> [Problem requirements]:
Nothing but the lines from the top of the data to the line holding "29.4, 29.2, 29.4, 29.3, 29.1, 29.4, 29.2, 29.3, 29.0, 29.2]" should be printed, word for word and both ends included; leave the pictures out.

--- Start ---

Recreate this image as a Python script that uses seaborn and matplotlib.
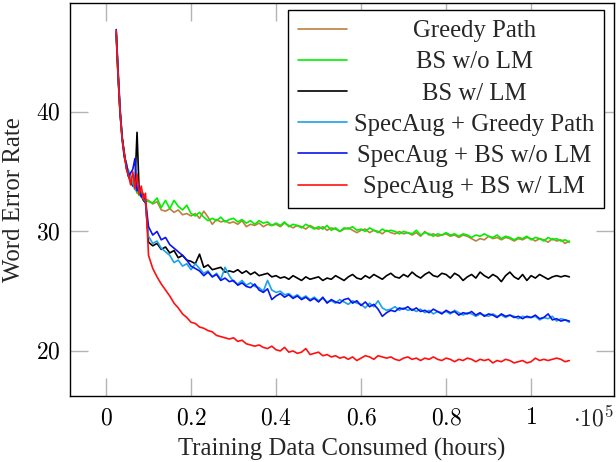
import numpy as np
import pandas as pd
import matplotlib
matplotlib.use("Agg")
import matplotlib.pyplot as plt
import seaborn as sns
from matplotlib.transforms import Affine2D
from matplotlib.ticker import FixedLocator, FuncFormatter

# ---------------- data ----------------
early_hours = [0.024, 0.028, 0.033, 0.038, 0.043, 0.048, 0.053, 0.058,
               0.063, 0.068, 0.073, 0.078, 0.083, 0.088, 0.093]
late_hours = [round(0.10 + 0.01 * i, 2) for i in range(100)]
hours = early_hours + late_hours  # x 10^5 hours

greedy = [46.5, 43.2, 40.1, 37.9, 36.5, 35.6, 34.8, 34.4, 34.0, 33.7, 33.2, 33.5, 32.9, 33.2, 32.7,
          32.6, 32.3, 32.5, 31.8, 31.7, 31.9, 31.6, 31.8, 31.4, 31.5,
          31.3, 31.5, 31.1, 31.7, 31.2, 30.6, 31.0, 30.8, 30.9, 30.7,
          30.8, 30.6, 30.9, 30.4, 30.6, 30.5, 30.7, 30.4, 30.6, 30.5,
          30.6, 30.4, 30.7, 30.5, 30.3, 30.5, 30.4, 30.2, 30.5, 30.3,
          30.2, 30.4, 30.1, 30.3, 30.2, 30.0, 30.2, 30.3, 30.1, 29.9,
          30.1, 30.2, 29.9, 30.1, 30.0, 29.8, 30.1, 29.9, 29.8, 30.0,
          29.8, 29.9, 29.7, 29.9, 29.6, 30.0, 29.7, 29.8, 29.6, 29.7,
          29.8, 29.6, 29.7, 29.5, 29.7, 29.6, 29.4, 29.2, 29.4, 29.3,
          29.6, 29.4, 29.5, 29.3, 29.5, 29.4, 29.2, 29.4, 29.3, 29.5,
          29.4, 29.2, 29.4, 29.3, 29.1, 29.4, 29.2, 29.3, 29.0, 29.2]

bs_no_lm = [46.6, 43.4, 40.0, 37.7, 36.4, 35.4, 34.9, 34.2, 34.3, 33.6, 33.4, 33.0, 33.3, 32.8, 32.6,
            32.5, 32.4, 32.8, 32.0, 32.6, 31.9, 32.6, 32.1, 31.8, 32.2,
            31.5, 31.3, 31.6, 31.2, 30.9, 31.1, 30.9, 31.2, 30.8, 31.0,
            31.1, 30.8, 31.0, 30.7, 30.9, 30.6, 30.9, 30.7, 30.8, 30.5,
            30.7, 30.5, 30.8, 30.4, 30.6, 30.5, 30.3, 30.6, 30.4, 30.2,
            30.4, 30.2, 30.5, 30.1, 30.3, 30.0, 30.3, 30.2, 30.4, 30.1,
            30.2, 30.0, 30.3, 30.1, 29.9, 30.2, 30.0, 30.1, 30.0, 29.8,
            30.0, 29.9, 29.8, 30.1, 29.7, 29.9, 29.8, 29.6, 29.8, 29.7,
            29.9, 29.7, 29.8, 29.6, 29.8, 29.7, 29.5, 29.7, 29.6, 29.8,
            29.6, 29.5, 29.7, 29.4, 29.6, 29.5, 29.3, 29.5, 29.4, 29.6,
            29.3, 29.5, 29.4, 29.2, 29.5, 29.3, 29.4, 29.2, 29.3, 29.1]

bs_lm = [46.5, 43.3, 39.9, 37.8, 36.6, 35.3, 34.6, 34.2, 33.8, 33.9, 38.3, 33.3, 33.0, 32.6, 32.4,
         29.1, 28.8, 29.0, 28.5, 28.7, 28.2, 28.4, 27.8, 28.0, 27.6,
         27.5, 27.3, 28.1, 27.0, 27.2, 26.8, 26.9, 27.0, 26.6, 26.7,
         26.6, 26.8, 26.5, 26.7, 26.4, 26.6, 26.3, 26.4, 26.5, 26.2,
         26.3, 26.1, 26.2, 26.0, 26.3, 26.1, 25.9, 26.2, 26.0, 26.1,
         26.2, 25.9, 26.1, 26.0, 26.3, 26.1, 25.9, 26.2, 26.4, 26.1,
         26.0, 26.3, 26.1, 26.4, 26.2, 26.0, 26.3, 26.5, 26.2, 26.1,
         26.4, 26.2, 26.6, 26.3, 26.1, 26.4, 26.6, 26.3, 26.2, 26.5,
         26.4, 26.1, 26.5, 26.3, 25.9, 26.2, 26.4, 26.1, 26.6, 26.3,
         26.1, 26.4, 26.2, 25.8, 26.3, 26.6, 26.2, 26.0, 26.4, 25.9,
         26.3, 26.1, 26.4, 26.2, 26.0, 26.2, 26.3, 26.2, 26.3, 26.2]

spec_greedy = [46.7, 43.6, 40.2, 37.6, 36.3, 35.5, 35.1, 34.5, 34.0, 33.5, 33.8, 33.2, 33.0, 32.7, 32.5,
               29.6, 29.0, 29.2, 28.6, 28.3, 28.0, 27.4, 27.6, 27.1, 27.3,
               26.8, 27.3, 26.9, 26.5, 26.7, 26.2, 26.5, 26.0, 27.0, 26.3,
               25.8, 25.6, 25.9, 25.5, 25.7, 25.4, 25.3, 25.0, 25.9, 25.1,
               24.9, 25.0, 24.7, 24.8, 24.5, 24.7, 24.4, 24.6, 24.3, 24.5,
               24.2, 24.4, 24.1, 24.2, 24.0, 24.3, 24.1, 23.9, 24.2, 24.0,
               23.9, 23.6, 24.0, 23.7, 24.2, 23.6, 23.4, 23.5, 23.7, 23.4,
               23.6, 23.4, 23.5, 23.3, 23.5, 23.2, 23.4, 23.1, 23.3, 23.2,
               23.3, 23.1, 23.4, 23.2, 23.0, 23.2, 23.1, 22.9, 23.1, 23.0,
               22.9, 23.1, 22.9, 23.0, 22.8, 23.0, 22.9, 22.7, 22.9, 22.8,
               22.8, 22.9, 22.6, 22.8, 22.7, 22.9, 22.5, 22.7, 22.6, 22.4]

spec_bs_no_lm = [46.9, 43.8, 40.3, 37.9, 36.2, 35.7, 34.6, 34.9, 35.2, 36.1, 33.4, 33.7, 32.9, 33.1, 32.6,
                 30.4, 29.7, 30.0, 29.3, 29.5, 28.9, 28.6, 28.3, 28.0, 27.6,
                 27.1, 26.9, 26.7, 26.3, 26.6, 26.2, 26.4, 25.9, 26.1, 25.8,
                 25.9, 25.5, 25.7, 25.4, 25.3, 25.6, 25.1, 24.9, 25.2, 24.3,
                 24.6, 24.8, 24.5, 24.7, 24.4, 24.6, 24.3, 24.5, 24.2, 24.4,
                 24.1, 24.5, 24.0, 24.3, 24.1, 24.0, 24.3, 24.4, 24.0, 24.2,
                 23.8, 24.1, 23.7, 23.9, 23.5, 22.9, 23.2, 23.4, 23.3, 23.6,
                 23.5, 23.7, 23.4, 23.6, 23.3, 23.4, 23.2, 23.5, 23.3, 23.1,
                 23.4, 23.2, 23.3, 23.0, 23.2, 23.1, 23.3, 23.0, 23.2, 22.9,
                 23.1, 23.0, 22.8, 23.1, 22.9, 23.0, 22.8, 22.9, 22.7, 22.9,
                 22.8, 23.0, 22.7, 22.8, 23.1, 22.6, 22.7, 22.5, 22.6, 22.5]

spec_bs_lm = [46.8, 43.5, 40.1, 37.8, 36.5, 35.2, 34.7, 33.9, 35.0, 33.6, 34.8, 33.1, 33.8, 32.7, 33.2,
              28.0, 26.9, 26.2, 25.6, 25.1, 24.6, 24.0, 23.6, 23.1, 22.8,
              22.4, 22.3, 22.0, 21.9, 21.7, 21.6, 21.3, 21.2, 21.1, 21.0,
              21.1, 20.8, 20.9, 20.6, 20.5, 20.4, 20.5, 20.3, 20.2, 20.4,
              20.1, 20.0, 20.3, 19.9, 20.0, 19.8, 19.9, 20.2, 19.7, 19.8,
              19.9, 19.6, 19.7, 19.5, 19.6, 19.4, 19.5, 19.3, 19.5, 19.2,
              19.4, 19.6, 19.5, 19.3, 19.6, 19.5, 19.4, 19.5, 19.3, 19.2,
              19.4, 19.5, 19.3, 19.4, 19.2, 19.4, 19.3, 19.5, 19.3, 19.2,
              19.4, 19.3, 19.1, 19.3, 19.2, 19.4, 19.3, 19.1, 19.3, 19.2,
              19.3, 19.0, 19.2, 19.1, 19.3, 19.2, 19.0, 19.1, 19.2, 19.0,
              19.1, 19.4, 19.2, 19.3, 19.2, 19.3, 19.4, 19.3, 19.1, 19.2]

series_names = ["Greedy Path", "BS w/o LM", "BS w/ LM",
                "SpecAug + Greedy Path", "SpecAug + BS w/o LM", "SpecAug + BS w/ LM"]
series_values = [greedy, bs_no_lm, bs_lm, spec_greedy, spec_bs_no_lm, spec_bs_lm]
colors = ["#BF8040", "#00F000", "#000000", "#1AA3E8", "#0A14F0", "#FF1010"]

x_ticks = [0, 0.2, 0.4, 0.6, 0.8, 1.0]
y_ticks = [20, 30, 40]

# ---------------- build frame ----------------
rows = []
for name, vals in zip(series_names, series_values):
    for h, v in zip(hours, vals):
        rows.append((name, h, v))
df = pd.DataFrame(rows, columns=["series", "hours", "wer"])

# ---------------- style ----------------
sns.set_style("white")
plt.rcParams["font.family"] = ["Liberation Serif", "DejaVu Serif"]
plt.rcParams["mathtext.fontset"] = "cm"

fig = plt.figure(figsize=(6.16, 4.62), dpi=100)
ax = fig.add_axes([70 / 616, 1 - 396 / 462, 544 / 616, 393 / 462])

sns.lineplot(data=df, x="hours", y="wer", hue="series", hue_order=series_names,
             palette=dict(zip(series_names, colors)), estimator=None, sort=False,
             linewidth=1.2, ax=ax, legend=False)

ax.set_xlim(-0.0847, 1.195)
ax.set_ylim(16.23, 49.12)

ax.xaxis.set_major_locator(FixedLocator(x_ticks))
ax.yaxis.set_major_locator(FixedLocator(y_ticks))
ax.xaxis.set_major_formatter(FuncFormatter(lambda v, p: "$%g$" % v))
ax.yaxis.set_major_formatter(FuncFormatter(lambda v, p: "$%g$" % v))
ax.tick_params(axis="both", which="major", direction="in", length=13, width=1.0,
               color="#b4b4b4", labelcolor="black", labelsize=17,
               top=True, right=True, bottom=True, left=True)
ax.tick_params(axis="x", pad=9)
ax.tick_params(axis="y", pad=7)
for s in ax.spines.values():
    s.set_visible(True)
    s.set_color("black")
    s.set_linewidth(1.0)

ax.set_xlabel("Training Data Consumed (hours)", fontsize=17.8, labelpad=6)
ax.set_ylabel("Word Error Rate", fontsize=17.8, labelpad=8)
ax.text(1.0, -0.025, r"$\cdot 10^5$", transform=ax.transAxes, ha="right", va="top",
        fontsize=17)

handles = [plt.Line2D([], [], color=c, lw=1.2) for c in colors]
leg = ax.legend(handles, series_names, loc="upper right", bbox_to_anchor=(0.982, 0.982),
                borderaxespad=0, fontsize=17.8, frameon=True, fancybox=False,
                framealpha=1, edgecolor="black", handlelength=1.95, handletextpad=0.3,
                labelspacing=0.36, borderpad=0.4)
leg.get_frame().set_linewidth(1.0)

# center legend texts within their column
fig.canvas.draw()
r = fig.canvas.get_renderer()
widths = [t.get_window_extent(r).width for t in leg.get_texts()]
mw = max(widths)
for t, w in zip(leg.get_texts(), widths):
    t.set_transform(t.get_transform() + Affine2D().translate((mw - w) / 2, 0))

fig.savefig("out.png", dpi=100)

--- End ---

> [Response to this task]:
Recreate this image as a Python script that uses seaborn and matplotlib.
import numpy as np
import pandas as pd
import matplotlib
matplotlib.use("Agg")
import matplotlib.pyplot as plt
import seaborn as sns
from matplotlib.transforms import Affine2D
from matplotlib.ticker import FixedLocator, FuncFormatter

# ---------------- data ----------------
early_hours = [0.024, 0.028, 0.033, 0.038, 0.043, 0.048, 0.053, 0.058,
               0.063, 0.068, 0.073, 0.078, 0.083, 0.088, 0.093]
late_hours = [round(0.10 + 0.01 * i, 2) for i in range(100)]
hours = early_hours + late_hours  # x 10^5 hours

greedy = [46.5, 43.2, 40.1, 37.9, 36.5, 35.6, 34.8, 34.4, 34.0, 33.7, 33.2, 33.5, 32.9, 33.2, 32.7,
          32.6, 32.3, 32.5, 31.8, 31.7, 31.9, 31.6, 31.8, 31.4, 31.5,
          31.3, 31.5, 31.1, 31.7, 31.2, 30.6, 31.0, 30.8, 30.9, 30.7,
          30.8, 30.6, 30.9, 30.4, 30.6, 30.5, 30.7, 30.4, 30.6, 30.5,
          30.6, 30.4, 30.7, 30.5, 30.3, 30.5, 30.4, 30.2, 30.5, 30.3,
          30.2, 30.4, 30.1, 30.3, 30.2, 30.0, 30.2, 30.3, 30.1, 29.9,
          30.1, 30.2, 29.9, 30.1, 30.0, 29.8, 30.1, 29.9, 29.8, 30.0,
          29.8, 29.9, 29.7, 29.9, 29.6, 30.0, 29.7, 29.8, 29.6, 29.7,
          29.8, 29.6, 29.7, 29.5, 29.7, 29.6, 29.4, 29.2, 29.4, 29.3,
          29.6, 29.4, 29.5, 29.3, 29.5, 29.4, 29.2, 29.4, 29.3, 29.5,
          29.4, 29.2, 29.4, 29.3, 29.1, 29.4, 29.2, 29.3, 29.0, 29.2]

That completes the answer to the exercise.